» **Source data**
━━━━━━━━
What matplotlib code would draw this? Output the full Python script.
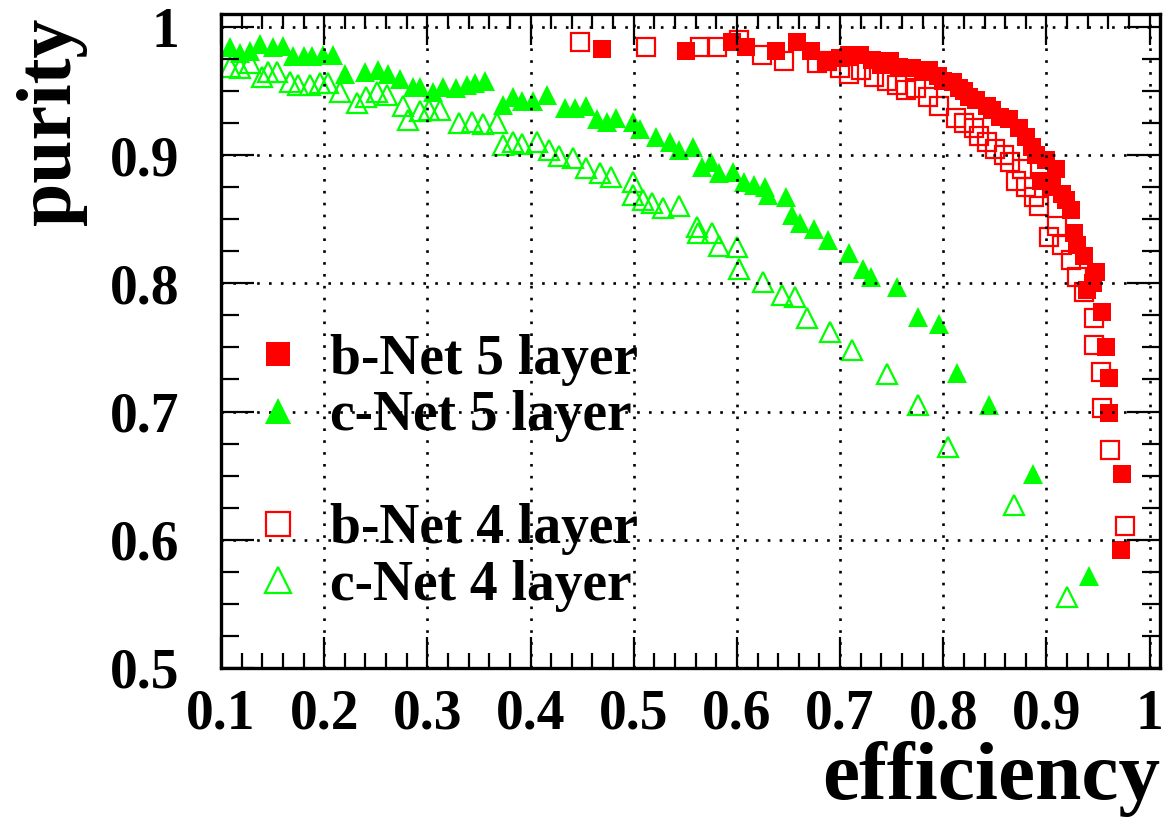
import matplotlib
matplotlib.use("Agg")
import matplotlib.pyplot as plt
from matplotlib.lines import Line2D
from matplotlib.ticker import MultipleLocator, FuncFormatter

# b-Net 5 layer (filled red squares)
b5_eff = [0.469, 0.551, 0.595, 0.609, 0.638, 0.658, 0.672, 0.687, 0.700, 0.709,
          0.719, 0.731, 0.740, 0.748, 0.757, 0.770, 0.780, 0.786, 0.795, 0.800,
          0.809, 0.815, 0.820, 0.825, 0.832, 0.842, 0.847, 0.855, 0.864, 0.873,
          0.880, 0.886, 0.890, 0.895, 0.900, 0.905, 0.909, 0.915, 0.919, 0.924,
          0.927, 0.930, 0.936, 0.939, 0.945, 0.948, 0.954, 0.958, 0.961, 0.961,
          0.973, 0.972]
b5_pur = [0.983, 0.981, 0.988, 0.984, 0.981, 0.988, 0.981, 0.974, 0.976, 0.978,
          0.978, 0.974, 0.970, 0.973, 0.969, 0.968, 0.965, 0.966, 0.962, 0.958,
          0.957, 0.952, 0.950, 0.945, 0.943, 0.938, 0.935, 0.930, 0.928, 0.921,
          0.914, 0.906, 0.900, 0.880, 0.896, 0.875, 0.889, 0.870, 0.865, 0.857,
          0.839, 0.830, 0.821, 0.795, 0.800, 0.809, 0.778, 0.750, 0.726, 0.699,
          0.651, 0.592]

# c-Net 5 layer (filled green triangles)
c5_eff = [0.109, 0.118, 0.128, 0.138, 0.150, 0.160, 0.170, 0.180, 0.188, 0.199,
          0.209, 0.220, 0.240, 0.252, 0.262, 0.273, 0.286, 0.293, 0.305, 0.315,
          0.328, 0.338, 0.346, 0.356, 0.373, 0.383, 0.392, 0.402, 0.416, 0.433,
          0.443, 0.454, 0.464, 0.474, 0.483, 0.499, 0.506, 0.522, 0.535, 0.544,
          0.557, 0.566, 0.575, 0.583, 0.596, 0.607, 0.617, 0.627, 0.630, 0.648,
          0.653, 0.661, 0.675, 0.688, 0.709, 0.722, 0.730, 0.755, 0.775, 0.796,
          0.813, 0.844, 0.887, 0.941]
c5_pur = [0.984, 0.980, 0.981, 0.987, 0.984, 0.985, 0.977, 0.977, 0.977, 0.978,
          0.978, 0.963, 0.965, 0.966, 0.963, 0.959, 0.953, 0.953, 0.949, 0.953,
          0.952, 0.955, 0.956, 0.958, 0.939, 0.945, 0.942, 0.942, 0.947, 0.937,
          0.937, 0.938, 0.928, 0.926, 0.929, 0.926, 0.920, 0.914, 0.910, 0.904,
          0.906, 0.891, 0.895, 0.886, 0.887, 0.879, 0.877, 0.875, 0.869, 0.867,
          0.853, 0.847, 0.842, 0.834, 0.824, 0.811, 0.805, 0.797, 0.774, 0.768,
          0.730, 0.705, 0.651, 0.572]

# b-Net 4 layer (open red squares)
b4_eff = [0.448, 0.512, 0.564, 0.581, 0.602, 0.624, 0.646, 0.678, 0.687, 0.700,
          0.709, 0.720, 0.733, 0.745, 0.755, 0.764, 0.774, 0.785, 0.796, 0.812,
          0.820, 0.830, 0.835, 0.842, 0.850, 0.859, 0.865, 0.870, 0.876, 0.880,
          0.888, 0.893, 0.902, 0.910, 0.915, 0.924, 0.930, 0.936, 0.946, 0.946,
          0.953, 0.954, 0.962, 0.976]
b4_pur = [0.988, 0.984, 0.984, 0.984, 0.990, 0.978, 0.973, 0.972, 0.973, 0.968,
          0.963, 0.966, 0.961, 0.958, 0.955, 0.951, 0.952, 0.945, 0.938, 0.929,
          0.925, 0.921, 0.915, 0.910, 0.905, 0.900, 0.895, 0.880, 0.889, 0.875,
          0.867, 0.860, 0.836, 0.845, 0.830, 0.818, 0.805, 0.793, 0.773, 0.752,
          0.731, 0.703, 0.670, 0.611]

# c-Net 4 layer (open green triangles)
c4_eff = [0.109, 0.118, 0.128, 0.140, 0.146, 0.154, 0.167, 0.175, 0.186, 0.196,
          0.204, 0.215, 0.232, 0.241, 0.251, 0.261, 0.276, 0.281, 0.293, 0.302,
          0.312, 0.331, 0.343, 0.354, 0.367, 0.373, 0.383, 0.392, 0.406, 0.418,
          0.428, 0.441, 0.454, 0.467, 0.478, 0.499, 0.499, 0.509, 0.518, 0.528,
          0.544, 0.561, 0.562, 0.576, 0.583, 0.600, 0.602, 0.625, 0.644, 0.656,
          0.668, 0.690, 0.712, 0.745, 0.775, 0.805, 0.869, 0.920]
c4_pur = [0.969, 0.968, 0.972, 0.961, 0.965, 0.965, 0.957, 0.955, 0.955, 0.956,
          0.956, 0.949, 0.941, 0.945, 0.949, 0.947, 0.938, 0.927, 0.934, 0.935,
          0.935, 0.925, 0.926, 0.924, 0.925, 0.908, 0.910, 0.909, 0.910, 0.904,
          0.899, 0.898, 0.890, 0.886, 0.883, 0.879, 0.869, 0.865, 0.863, 0.859,
          0.860, 0.844, 0.839, 0.839, 0.829, 0.828, 0.811, 0.801, 0.791, 0.789,
          0.773, 0.762, 0.748, 0.729, 0.705, 0.672, 0.627, 0.555]

labels = ["b-Net 5 layer", "c-Net 5 layer", "b-Net 4 layer", "c-Net 4 layer"]
xticks = [0.1, 0.2, 0.3, 0.4, 0.5, 0.6, 0.7, 0.8, 0.9, 1.0]
yticks = [0.5, 0.6, 0.7, 0.8, 0.9, 1.0]

plt.rcParams["font.family"] = "Liberation Serif"
plt.rcParams["font.weight"] = "bold"

RED = "#ff0000"
GREEN = "#00ff00"

fig = plt.figure(figsize=(11.65, 8.26), dpi=100)
ax = fig.add_axes([0.1897, 0.1913, 0.8060, 0.7917])

ax.plot(b5_eff, b5_pur, ls="none", marker="s", ms=13, color=RED, mec=RED, mew=0)
ax.plot(c5_eff, c5_pur, ls="none", marker="^", ms=15, color=GREEN, mec=GREEN, mew=0)
ax.plot(b4_eff, b4_pur, ls="none", marker="s", ms=13, mfc="none", mec=RED, mew=1.6)
ax.plot(c4_eff, c4_pur, ls="none", marker="^", ms=14, mfc="none", mec=GREEN, mew=1.6)

ax.set_xlim(0.1, 1.01)
ax.set_ylim(0.5, 1.01)
ax.set_xticks(xticks)
ax.set_yticks(yticks)
ax.xaxis.set_minor_locator(MultipleLocator(0.02))
ax.yaxis.set_minor_locator(MultipleLocator(0.025))
fmt = FuncFormatter(lambda v, p: "%g" % round(v, 2))
ax.xaxis.set_major_formatter(fmt)
ax.yaxis.set_major_formatter(fmt)

ax.tick_params(which="both", direction="in", top=True, right=True,
               width=1.6, labelsize=40, colors="black")
ax.tick_params(axis="x", which="major", length=22, pad=15)
ax.tick_params(axis="x", which="minor", length=11)
ax.tick_params(axis="y", which="major", length=24, pad=30)
ax.tick_params(axis="y", which="minor", length=13)
for sp in ax.spines.values():
    sp.set_linewidth(2.4)

ax.grid(True, which="major", color="black", linestyle=(0, (1, 3.5)), linewidth=1.9)
ax.set_axisbelow(False)

ax.set_xlabel("efficiency", fontsize=60, fontweight="bold", loc="right")
ax.xaxis.set_label_coords(1.0, -0.112)
ax.set_ylabel("purity", fontsize=56, fontweight="bold", loc="top")
ax.yaxis.set_label_coords(-0.143, 0.995)

handles = [
    Line2D([], [], ls="none", marker="s", ms=17, color=RED, mew=0),
    Line2D([], [], ls="none", marker="^", ms=19, color=GREEN, mew=0),
    Line2D([], [], ls="none"),
    Line2D([], [], ls="none", marker="s", ms=17, mfc="none", mec=RED, mew=1.6),
    Line2D([], [], ls="none", marker="^", ms=19, mfc="none", mec=GREEN, mew=1.6),
]
leg_labels = [labels[0], labels[1], "", labels[2], labels[3]]
ax.legend(handles, leg_labels, loc="upper left", bbox_to_anchor=(0.031, 0.511),
          frameon=False, prop={"family": "Liberation Serif", "weight": "bold", "size": 40},
          handlelength=1.0, handletextpad=0.44, labelspacing=0.08,
          borderpad=0, borderaxespad=0)

fig.savefig("out.png", dpi=100)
━━━━━━━━
» **What to work on**
Would you reproduce the lines above, from the very first through the line containing "0.651, 0.592]", exactly and without the pictures?

» **Written answer**
What matplotlib code would draw this? Output the full Python script.
import matplotlib
matplotlib.use("Agg")
import matplotlib.pyplot as plt
from matplotlib.lines import Line2D
from matplotlib.ticker import MultipleLocator, FuncFormatter

# b-Net 5 layer (filled red squares)
b5_eff = [0.469, 0.551, 0.595, 0.609, 0.638, 0.658, 0.672, 0.687, 0.700, 0.709,
          0.719, 0.731, 0.740, 0.748, 0.757, 0.770, 0.780, 0.786, 0.795, 0.800,
          0.809, 0.815, 0.820, 0.825, 0.832, 0.842, 0.847, 0.855, 0.864, 0.873,
          0.880, 0.886, 0.890, 0.895, 0.900, 0.905, 0.909, 0.915, 0.919, 0.924,
          0.927, 0.930, 0.936, 0.939, 0.945, 0.948, 0.954, 0.958, 0.961, 0.961,
          0.973, 0.972]
b5_pur = [0.983, 0.981, 0.988, 0.984, 0.981, 0.988, 0.981, 0.974, 0.976, 0.978,
          0.978, 0.974, 0.970, 0.973, 0.969, 0.968, 0.965, 0.966, 0.962, 0.958,
          0.957, 0.952, 0.950, 0.945, 0.943, 0.938, 0.935, 0.930, 0.928, 0.921,
          0.914, 0.906, 0.900, 0.880, 0.896, 0.875, 0.889, 0.870, 0.865, 0.857,
          0.839, 0.830, 0.821, 0.795, 0.800, 0.809, 0.778, 0.750, 0.726, 0.699,
          0.651, 0.592]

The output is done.